— Exercise data —
──────────────────────────────
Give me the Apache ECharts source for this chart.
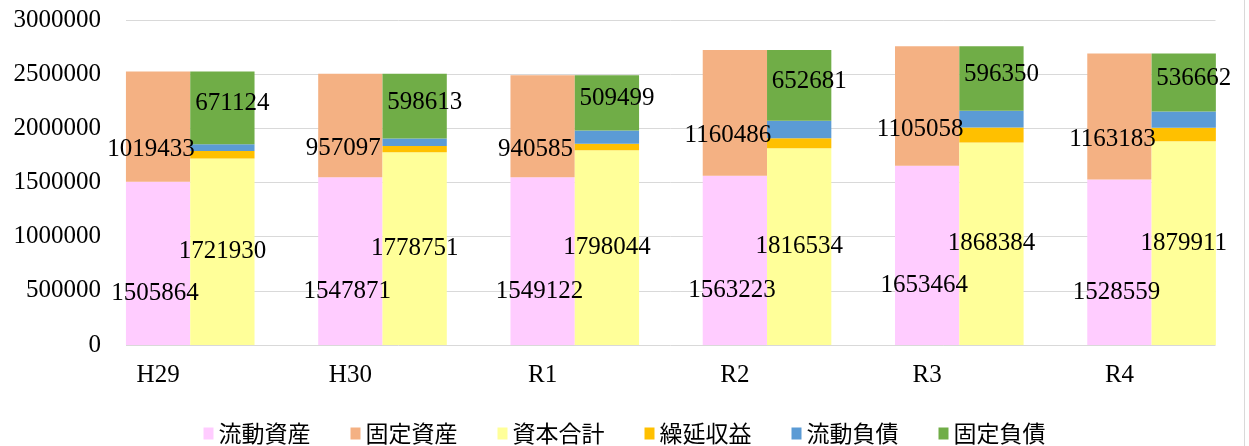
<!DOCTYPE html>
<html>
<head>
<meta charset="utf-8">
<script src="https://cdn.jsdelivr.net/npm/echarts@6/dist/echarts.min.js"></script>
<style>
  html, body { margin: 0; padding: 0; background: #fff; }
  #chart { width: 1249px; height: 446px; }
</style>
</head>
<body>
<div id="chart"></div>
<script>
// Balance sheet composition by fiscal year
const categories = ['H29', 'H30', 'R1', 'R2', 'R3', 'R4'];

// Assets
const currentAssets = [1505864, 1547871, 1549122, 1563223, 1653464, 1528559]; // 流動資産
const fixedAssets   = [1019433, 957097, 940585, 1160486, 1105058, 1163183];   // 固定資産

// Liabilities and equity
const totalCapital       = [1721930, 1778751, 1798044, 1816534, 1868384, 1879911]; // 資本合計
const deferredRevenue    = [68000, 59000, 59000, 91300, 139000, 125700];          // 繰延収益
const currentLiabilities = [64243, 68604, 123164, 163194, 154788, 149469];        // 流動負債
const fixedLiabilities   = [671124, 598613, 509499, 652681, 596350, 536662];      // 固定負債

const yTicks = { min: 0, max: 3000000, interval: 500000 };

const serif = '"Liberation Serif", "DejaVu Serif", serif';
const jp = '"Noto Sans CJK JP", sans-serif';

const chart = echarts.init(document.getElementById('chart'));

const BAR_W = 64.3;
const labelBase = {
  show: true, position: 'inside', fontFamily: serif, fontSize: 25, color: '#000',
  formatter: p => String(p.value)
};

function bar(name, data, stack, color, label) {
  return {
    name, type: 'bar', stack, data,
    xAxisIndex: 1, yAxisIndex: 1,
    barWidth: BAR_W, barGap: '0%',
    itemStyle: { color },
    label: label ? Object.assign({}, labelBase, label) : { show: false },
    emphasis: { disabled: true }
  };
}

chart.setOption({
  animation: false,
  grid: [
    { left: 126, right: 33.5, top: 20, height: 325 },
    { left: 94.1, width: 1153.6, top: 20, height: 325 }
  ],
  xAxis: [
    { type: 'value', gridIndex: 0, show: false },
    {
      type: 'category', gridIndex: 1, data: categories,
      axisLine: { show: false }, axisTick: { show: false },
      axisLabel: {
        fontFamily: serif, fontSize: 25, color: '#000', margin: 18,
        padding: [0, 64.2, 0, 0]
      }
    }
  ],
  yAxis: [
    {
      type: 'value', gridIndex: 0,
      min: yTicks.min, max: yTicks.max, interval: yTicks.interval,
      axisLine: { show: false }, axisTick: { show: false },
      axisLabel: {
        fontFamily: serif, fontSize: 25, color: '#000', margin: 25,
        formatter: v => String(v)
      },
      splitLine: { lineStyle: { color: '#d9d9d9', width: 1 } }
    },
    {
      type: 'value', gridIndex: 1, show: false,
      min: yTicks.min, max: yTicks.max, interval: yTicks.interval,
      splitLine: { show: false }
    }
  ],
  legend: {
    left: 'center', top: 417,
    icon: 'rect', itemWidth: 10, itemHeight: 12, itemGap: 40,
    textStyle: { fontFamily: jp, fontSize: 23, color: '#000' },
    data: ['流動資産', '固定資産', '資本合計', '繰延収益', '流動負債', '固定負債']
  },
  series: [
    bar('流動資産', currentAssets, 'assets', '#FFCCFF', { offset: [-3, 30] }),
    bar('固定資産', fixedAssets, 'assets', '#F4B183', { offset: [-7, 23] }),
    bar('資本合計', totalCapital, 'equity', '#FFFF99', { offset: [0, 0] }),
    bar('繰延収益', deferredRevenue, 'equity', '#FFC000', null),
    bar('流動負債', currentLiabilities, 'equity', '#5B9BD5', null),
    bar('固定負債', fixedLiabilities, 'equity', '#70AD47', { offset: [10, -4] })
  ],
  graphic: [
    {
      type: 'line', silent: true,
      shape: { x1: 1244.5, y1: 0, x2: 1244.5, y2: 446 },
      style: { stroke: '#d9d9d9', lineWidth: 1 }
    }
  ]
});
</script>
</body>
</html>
──────────────────────────────
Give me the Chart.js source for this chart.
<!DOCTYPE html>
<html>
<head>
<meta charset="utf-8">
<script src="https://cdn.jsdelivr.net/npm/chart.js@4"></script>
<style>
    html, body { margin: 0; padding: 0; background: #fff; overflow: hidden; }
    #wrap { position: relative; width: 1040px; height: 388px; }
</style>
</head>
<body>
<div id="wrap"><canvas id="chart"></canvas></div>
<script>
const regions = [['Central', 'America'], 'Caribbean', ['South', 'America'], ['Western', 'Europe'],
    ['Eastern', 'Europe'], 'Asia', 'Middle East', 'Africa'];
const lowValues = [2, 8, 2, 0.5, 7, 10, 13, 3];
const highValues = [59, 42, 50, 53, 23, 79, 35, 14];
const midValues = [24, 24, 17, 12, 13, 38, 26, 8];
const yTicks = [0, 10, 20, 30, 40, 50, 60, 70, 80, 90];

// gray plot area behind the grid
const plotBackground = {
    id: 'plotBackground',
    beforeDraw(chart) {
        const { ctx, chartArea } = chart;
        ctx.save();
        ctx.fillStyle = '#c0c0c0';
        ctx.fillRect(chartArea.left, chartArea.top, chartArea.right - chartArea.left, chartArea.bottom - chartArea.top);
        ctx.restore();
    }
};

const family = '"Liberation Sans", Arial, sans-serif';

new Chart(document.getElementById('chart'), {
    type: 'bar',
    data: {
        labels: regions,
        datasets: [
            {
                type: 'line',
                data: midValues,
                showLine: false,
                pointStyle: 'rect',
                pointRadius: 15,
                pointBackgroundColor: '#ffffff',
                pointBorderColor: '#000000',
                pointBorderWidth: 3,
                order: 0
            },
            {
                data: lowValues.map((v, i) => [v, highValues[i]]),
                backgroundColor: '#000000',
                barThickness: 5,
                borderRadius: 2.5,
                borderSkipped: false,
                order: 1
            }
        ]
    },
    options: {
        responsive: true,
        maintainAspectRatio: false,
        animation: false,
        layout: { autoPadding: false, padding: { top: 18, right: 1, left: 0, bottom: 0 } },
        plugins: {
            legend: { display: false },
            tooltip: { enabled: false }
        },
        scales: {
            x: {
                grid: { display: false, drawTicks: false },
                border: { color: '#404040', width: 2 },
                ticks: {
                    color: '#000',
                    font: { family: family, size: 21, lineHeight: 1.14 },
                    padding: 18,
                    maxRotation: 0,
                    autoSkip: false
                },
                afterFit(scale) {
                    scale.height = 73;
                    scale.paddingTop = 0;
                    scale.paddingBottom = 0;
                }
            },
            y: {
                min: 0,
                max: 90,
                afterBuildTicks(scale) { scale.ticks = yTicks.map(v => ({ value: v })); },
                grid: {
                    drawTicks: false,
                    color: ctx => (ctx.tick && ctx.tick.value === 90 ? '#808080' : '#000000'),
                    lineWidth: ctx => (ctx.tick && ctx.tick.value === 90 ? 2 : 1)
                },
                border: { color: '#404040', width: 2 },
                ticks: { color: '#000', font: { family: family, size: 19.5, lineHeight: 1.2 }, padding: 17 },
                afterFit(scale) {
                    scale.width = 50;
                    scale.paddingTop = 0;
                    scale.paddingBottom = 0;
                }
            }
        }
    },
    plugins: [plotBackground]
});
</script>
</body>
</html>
──────────────────────────────
— Aim of the exercise —
Skip the pictures. Set down only the lines from the one containing "Give me the Apache" through the one containing "const categories = ['H29', 'H30', 'R1', 'R2', 'R3', 'R4'];", exactly as they appear, ends included.

— Answer for this exercise —
Give me the Apache ECharts source for this chart.
<!DOCTYPE html>
<html>
<head>
<meta charset="utf-8">
<script src="https://cdn.jsdelivr.net/npm/echarts@6/dist/echarts.min.js"></script>
<style>
  html, body { margin: 0; padding: 0; background: #fff; }
  #chart { width: 1249px; height: 446px; }
</style>
</head>
<body>
<div id="chart"></div>
<script>
// Balance sheet composition by fiscal year
const categories = ['H29', 'H30', 'R1', 'R2', 'R3', 'R4'];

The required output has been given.